Mógen we nog fouten maken als collectief en als individu? Mógen we een keer het verkeerde hebben gezegd? Is er een incident geweest, bespreek dan in een ontmoeting met elkaar het vraagstuk dat onder het incident schuilgaat. Hoe werk jij daaraan? Wat heb je nodig? Governance is dan veel meer uitnodigen. Niet vrijblijvend, je nodigt de ander uit om een vraagstuk mee te helpen oplossen. Gun je de ander daarin niet de ruimte, dan beperk je jezelf en die ander.”
Informele inspraak
Als het gaat over governance, is Partner Up! een van de projecten die laat zien dat je op een andere manier met elkaar aan onderwijsverbetering kunt werken. “Natuurlijk hebben we de reguliere medezeggenschap. Daarin doen ook studenten hun zegje. Maar die vorm van medezeggenschap wordt al snel formeel. Daarnaast hebben we allerlei vormen van een informele medezeggenschap.
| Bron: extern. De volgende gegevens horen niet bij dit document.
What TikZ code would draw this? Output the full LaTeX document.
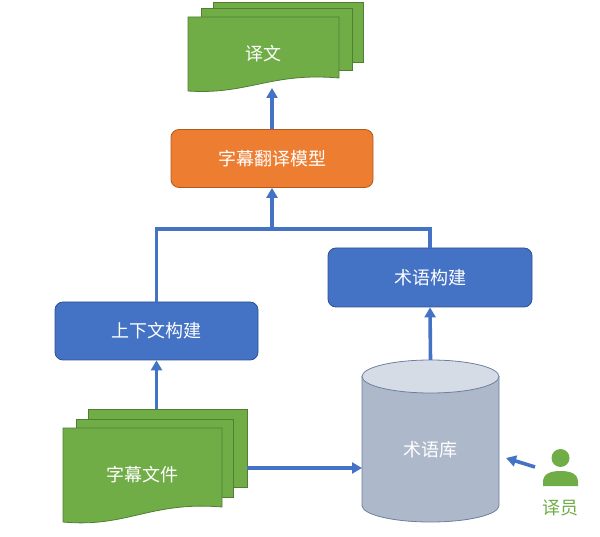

Denk aan Partner Up! We leren elkaar om op andere manieren informatie te ontwerpen, te delen en te bevragen. Het zal mooi zijn als ergens in de besluitvorming de formele en informele inspraak met elkaar in verbinding komen en spontaan versterken. Daar gaat dit onderzoek naar governance over. Zoals de CvB-leden regelmatig praten met hun eigen studentenpanel en daarmee inzichten verwerven die hen helpen in het overleg en het nemen van besluiten.”
Hé joh, waar ben jíj nou mee bezig? Zullen we een kop koffie drinken en erover praten?
Groeiende beweging
Zoekend naar andere vormen van participatie en invloed kan Carien Verhoeff het Instellingsplan erg waarderen. “Het is dialogisch tot stand gekomen. In het plan hebben we vastgelegd dat we cocreatie belangrijk vinden. Dat de student voice ruimte moet krijgen. Dat we veel meer samen – beroepenveld, studenten, docenten en management – vraagstukken zouden kunnen identificeren en daarop gaan onderzoeken, ontdekken en ontwerpen. Dit kan leiden tot een groeiende beweging in de school, waar iedereen zich uitgenodigd en uitgedaagd weet. En gaat het af en toe mis, dan zeggen we tegen de ander: hé joh, waar ben jíj nou mee bezig. Zullen we samen een kop koffie drinken en erover praten?”